§ Source code of charts
----------------

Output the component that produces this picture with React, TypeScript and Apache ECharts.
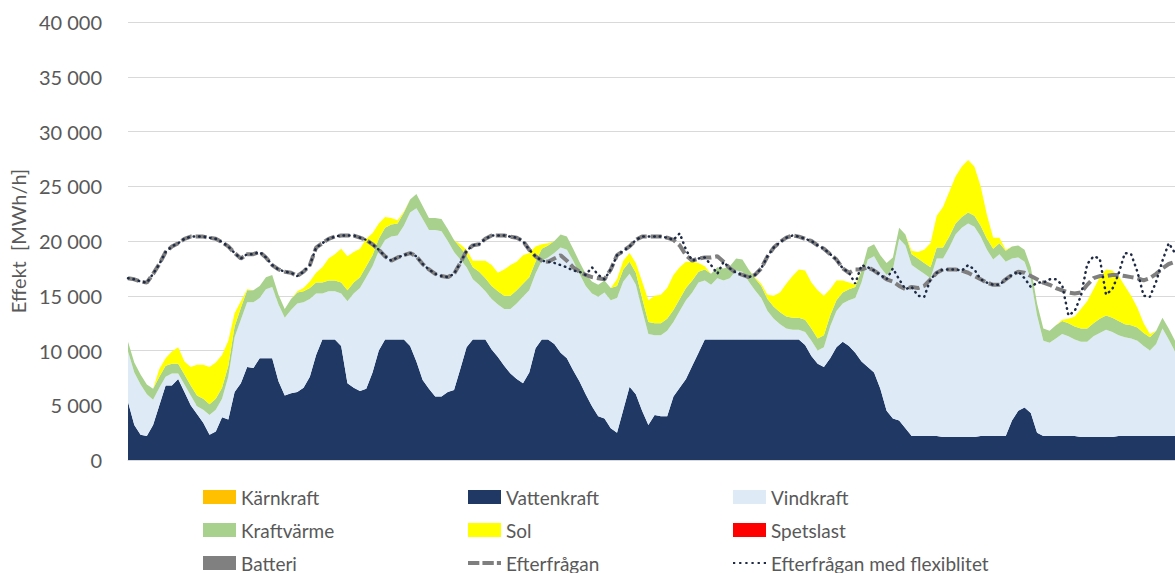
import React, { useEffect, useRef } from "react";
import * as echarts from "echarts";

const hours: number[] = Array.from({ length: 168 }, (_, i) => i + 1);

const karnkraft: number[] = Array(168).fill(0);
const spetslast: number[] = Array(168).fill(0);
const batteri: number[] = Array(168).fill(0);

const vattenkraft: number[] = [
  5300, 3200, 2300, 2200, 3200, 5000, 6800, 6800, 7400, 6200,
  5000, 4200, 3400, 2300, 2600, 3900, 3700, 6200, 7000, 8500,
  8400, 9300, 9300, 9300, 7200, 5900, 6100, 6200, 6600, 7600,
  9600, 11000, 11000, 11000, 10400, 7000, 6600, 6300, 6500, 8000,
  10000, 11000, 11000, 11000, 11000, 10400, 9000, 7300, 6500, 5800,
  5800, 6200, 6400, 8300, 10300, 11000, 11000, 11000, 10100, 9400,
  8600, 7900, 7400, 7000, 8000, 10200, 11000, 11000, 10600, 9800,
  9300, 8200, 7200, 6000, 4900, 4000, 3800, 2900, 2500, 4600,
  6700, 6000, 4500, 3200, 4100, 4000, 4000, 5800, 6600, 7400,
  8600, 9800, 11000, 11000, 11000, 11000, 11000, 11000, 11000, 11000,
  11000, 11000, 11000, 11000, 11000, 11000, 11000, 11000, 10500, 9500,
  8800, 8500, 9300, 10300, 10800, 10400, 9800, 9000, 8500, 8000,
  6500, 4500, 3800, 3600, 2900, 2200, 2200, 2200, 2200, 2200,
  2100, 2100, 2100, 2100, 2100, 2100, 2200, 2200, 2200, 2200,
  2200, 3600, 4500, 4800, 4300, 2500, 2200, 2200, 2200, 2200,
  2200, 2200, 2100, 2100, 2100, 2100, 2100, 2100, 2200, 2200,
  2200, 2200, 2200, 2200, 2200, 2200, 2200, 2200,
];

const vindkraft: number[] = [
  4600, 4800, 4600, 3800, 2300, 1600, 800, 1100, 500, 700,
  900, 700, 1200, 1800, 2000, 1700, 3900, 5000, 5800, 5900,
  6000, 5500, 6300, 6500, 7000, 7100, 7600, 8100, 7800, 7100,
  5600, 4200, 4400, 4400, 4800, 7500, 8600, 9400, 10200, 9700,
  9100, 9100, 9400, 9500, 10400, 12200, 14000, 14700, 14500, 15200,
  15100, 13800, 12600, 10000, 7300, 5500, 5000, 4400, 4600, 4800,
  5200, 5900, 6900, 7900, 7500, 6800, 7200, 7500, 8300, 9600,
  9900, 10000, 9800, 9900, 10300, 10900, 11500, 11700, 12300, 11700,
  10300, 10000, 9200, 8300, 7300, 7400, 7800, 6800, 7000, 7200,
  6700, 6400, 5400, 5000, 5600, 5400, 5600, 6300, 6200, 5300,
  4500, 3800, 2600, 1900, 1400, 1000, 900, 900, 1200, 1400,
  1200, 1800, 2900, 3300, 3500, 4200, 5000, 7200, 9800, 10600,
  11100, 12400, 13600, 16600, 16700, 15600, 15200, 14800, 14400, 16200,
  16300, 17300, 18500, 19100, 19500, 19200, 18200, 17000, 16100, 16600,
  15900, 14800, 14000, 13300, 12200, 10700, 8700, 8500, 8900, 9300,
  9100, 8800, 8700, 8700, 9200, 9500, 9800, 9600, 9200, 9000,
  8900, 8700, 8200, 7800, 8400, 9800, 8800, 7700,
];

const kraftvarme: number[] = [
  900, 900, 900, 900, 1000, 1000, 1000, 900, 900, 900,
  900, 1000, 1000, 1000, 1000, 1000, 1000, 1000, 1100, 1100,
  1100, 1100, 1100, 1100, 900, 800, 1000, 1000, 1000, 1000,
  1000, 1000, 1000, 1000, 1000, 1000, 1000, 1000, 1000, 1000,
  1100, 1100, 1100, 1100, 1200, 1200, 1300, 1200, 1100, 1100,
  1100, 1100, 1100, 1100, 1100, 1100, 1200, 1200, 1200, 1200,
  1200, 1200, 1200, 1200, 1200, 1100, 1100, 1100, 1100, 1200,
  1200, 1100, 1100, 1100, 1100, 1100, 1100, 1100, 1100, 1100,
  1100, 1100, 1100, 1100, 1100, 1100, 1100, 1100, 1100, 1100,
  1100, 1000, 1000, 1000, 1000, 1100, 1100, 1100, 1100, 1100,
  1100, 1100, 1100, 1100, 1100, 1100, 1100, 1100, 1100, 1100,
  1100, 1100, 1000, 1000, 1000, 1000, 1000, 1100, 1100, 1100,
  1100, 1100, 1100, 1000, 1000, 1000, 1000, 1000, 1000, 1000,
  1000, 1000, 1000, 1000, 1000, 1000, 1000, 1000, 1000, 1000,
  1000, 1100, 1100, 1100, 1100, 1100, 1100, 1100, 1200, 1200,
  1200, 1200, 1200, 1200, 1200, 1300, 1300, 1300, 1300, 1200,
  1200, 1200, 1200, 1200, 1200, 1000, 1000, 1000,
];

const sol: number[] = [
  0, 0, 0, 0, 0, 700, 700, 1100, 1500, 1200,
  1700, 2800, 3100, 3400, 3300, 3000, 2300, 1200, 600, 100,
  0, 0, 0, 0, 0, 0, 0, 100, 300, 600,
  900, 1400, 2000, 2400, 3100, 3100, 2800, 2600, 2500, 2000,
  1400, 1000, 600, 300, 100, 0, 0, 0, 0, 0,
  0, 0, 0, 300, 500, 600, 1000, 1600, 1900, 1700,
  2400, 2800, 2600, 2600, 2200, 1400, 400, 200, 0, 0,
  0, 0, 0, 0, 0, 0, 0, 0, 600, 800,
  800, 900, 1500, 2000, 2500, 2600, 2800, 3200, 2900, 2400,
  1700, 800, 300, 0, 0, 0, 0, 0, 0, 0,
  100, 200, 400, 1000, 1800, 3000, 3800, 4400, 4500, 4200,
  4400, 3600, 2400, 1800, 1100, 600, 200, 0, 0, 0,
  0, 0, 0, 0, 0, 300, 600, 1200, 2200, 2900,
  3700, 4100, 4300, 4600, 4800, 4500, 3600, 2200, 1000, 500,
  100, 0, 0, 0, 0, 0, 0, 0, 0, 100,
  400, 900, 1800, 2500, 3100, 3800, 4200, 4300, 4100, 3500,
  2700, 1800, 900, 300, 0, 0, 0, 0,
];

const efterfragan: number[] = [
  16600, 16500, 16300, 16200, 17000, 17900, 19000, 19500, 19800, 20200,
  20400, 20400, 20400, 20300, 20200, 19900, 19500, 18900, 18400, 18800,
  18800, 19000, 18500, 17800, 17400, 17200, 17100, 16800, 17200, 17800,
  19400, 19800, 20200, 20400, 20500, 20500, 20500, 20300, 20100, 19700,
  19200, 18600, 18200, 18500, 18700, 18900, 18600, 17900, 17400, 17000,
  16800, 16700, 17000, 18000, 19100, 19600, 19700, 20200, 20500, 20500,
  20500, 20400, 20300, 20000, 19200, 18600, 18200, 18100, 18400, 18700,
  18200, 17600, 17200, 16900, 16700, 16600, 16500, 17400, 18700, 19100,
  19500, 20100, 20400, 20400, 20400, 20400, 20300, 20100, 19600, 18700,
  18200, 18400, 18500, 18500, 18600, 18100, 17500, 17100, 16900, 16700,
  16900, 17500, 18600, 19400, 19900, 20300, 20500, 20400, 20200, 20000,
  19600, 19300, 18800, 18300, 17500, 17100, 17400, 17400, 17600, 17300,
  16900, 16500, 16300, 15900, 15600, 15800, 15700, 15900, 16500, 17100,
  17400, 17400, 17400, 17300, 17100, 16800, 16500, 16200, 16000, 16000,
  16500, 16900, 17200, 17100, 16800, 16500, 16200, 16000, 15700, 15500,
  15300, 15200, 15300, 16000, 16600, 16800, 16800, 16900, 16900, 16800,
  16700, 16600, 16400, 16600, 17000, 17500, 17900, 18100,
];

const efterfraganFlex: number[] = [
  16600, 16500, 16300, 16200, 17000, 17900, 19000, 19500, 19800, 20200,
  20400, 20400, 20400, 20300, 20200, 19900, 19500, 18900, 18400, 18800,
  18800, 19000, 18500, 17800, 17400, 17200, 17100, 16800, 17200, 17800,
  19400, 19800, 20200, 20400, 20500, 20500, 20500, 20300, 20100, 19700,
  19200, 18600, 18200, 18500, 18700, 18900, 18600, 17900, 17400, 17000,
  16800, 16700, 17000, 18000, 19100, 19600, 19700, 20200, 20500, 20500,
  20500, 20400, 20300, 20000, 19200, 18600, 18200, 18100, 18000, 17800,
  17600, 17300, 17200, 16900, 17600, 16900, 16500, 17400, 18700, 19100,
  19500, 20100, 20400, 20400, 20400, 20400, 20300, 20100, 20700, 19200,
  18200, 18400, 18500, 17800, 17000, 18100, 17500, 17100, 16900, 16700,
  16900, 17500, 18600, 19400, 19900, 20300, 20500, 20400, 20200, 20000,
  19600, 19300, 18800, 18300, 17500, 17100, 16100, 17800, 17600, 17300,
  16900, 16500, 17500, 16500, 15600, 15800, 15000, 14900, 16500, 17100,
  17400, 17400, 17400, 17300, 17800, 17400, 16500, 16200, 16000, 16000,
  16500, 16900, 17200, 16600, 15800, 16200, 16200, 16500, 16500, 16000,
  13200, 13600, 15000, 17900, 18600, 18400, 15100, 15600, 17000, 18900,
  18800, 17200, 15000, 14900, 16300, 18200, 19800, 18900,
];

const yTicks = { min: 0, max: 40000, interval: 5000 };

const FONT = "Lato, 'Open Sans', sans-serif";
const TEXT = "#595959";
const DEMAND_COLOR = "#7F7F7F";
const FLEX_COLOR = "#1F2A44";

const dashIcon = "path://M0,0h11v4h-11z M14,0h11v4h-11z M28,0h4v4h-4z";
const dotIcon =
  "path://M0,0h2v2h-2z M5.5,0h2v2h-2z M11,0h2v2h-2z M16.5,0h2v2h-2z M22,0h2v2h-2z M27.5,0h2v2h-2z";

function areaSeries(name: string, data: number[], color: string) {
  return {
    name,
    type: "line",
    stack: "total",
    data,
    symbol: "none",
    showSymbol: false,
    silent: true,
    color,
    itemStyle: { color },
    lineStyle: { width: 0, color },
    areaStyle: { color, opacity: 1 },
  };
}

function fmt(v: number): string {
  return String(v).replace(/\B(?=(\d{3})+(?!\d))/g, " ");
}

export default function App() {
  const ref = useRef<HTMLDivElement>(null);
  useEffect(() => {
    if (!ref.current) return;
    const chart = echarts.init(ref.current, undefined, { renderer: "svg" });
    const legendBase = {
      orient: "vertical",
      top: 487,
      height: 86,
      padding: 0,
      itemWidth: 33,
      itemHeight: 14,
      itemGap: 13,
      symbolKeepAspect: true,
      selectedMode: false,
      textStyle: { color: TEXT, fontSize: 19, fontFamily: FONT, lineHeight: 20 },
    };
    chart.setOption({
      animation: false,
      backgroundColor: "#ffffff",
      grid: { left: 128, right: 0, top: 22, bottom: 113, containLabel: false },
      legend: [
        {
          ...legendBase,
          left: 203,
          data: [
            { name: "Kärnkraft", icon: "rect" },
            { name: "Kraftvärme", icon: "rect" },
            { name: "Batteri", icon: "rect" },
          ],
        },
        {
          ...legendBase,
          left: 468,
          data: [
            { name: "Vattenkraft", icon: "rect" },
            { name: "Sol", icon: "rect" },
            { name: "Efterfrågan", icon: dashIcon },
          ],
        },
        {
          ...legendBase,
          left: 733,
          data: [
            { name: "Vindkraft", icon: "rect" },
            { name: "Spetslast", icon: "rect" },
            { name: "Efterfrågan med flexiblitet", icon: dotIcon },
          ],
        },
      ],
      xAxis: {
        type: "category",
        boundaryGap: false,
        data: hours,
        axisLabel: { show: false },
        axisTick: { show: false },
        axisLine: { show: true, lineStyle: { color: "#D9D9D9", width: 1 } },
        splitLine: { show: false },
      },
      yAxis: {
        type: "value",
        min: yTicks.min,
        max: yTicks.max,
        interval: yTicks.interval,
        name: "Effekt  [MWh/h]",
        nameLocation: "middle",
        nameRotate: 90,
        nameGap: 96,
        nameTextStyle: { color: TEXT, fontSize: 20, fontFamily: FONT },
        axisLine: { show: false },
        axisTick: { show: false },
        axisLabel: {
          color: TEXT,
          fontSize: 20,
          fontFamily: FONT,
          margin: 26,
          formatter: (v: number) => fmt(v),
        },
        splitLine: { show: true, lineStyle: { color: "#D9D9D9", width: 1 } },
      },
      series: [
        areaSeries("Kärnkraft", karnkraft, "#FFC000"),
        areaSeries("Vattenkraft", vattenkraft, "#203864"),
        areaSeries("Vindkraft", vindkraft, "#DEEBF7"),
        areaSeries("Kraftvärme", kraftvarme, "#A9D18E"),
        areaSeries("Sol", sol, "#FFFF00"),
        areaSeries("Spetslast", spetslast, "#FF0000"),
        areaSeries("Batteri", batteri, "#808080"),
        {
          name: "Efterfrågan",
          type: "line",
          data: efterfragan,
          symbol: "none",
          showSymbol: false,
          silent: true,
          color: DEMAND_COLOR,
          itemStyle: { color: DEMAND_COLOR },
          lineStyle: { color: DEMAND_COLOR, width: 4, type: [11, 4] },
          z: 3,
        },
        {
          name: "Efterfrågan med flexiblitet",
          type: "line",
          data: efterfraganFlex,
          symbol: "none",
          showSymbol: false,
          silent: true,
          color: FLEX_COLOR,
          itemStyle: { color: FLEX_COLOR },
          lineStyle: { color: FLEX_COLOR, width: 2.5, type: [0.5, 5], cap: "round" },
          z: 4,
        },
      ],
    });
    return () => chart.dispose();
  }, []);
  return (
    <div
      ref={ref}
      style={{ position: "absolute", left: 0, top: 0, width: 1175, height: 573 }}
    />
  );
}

----------------

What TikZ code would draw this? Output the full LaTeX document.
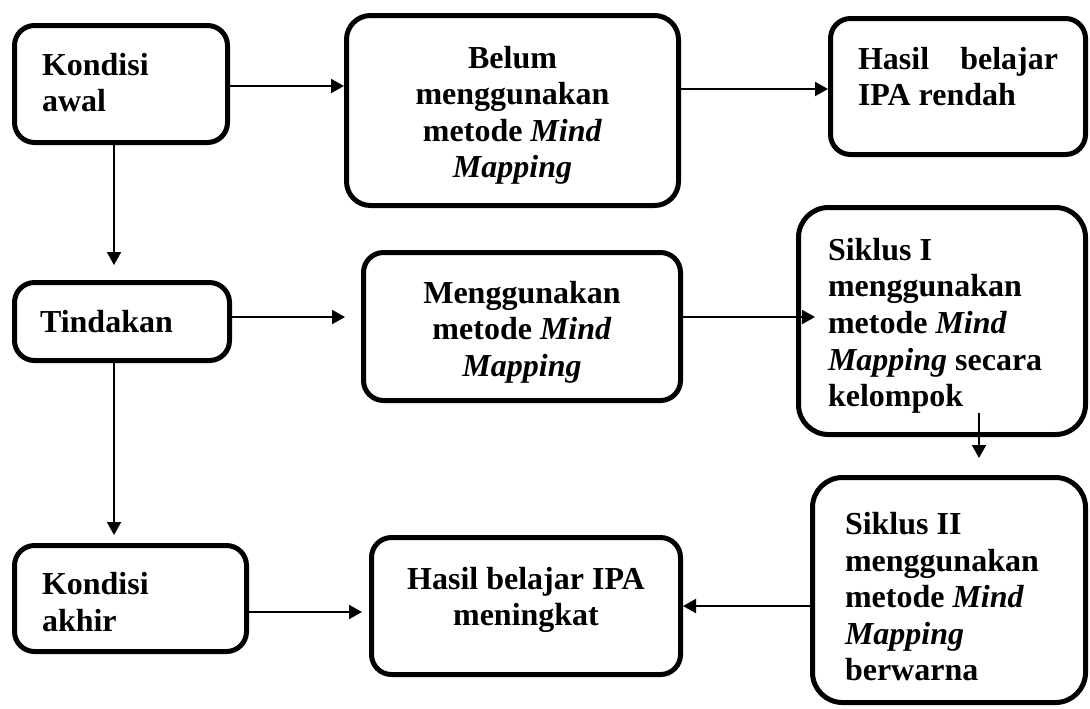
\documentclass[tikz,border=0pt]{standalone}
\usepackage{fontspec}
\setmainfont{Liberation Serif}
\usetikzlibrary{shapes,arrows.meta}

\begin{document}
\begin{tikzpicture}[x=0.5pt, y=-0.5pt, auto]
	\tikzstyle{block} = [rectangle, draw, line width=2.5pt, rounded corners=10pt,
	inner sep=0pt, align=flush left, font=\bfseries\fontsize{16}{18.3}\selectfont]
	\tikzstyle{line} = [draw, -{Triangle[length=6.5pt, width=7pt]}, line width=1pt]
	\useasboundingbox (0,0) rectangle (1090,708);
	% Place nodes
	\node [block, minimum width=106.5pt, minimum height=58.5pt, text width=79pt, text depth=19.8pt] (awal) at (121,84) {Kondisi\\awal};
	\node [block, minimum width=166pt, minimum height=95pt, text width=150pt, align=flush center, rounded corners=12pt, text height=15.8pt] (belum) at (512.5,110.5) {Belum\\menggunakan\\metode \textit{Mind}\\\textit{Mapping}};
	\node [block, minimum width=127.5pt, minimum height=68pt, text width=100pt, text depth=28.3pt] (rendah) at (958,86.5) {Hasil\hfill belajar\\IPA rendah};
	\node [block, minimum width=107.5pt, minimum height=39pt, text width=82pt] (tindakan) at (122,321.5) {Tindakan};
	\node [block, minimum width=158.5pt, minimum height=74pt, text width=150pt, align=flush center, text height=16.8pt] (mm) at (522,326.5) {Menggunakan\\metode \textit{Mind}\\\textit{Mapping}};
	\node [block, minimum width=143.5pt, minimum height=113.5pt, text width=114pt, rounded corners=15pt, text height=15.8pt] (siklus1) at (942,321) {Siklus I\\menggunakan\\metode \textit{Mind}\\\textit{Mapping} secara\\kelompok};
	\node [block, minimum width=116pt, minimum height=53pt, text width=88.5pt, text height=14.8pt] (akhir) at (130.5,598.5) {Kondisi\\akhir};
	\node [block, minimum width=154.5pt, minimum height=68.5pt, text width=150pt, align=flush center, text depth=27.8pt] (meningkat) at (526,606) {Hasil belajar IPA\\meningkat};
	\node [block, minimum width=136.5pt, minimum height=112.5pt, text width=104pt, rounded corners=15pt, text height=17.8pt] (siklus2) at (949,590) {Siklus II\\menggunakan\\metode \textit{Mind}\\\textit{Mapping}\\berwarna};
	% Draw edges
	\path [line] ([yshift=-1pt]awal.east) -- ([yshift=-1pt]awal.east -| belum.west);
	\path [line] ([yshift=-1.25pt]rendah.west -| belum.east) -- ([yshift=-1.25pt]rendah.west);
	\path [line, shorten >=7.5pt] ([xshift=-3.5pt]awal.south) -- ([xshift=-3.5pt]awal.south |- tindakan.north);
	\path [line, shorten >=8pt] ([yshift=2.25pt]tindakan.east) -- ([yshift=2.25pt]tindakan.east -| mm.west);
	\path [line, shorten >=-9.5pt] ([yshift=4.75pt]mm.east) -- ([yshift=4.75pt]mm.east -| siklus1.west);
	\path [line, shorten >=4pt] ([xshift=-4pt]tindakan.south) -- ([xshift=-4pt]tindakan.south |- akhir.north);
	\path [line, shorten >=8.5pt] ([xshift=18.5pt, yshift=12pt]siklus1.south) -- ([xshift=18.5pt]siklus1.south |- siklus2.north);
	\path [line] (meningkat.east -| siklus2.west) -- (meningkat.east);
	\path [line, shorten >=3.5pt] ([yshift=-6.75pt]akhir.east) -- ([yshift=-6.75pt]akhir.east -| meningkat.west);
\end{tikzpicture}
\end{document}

----------------

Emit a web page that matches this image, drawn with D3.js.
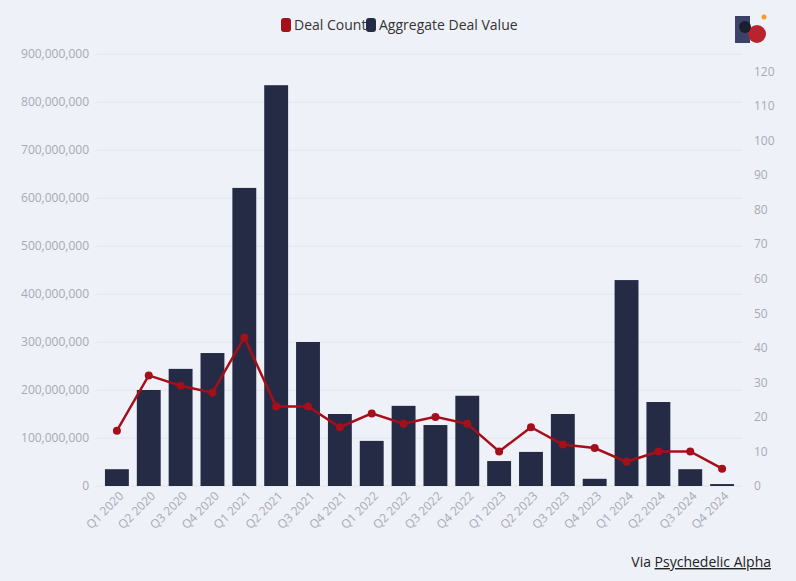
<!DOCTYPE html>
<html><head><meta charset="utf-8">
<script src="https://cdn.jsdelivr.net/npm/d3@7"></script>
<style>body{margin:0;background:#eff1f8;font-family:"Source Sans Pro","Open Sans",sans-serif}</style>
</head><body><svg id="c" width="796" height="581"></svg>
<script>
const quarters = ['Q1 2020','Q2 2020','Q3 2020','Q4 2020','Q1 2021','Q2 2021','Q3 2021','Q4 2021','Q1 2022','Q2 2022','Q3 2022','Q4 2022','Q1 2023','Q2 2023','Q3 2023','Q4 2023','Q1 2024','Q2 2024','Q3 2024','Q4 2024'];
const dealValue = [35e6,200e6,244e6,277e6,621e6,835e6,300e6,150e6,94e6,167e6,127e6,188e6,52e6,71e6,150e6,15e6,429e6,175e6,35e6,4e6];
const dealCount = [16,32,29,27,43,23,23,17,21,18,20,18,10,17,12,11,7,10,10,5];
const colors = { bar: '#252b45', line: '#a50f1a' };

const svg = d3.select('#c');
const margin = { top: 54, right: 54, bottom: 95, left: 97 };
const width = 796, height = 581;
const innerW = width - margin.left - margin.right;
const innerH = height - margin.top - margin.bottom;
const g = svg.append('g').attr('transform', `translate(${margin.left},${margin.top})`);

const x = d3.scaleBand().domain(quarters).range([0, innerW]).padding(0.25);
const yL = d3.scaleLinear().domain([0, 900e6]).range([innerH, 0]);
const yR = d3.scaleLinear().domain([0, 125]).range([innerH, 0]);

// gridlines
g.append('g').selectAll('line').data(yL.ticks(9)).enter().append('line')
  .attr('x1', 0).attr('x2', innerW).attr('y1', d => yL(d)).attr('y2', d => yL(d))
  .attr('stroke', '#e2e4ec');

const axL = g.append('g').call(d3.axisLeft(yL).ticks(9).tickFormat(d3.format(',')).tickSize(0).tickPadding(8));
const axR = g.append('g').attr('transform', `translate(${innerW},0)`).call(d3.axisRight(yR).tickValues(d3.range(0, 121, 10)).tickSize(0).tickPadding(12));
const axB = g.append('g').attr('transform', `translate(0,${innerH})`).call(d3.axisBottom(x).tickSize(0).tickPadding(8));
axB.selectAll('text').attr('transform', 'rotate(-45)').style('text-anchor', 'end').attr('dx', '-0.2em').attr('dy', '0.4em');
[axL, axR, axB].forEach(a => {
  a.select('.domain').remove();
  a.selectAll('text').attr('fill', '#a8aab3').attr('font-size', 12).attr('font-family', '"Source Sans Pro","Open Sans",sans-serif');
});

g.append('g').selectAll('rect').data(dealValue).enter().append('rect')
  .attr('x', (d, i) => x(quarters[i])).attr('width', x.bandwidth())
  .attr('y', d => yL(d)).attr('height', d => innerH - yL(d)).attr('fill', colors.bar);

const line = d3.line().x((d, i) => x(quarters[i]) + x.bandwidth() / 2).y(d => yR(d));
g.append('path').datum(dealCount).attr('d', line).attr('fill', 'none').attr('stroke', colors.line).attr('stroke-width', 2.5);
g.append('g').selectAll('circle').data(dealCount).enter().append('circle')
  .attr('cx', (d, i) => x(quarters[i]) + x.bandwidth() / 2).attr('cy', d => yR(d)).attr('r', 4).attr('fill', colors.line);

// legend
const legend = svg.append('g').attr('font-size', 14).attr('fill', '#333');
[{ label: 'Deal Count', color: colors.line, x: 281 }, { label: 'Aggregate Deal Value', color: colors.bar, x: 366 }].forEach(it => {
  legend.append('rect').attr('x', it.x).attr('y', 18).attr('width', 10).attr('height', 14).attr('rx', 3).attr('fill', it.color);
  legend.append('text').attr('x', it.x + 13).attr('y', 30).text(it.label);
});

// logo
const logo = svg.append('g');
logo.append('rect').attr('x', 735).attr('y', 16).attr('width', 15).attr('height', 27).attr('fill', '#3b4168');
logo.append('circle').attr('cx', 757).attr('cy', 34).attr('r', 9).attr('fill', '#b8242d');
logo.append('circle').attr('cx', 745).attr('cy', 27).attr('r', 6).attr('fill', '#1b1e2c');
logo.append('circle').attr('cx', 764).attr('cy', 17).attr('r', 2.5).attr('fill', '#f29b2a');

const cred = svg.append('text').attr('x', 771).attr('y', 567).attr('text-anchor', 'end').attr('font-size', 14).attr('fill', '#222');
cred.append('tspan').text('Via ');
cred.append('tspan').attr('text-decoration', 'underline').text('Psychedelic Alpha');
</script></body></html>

----------------

§ Request
Above are some entries; copy exactly the lines from the line with "Output the component" through the line with "const batteri: number[] = Array(168).fill(0);", both included, but none of the pictures.

§ Exercise answer
Output the component that produces this picture with React, TypeScript and Apache ECharts.
import React, { useEffect, useRef } from "react";
import * as echarts from "echarts";

const hours: number[] = Array.from({ length: 168 }, (_, i) => i + 1);

const karnkraft: number[] = Array(168).fill(0);
const spetslast: number[] = Array(168).fill(0);
const batteri: number[] = Array(168).fill(0);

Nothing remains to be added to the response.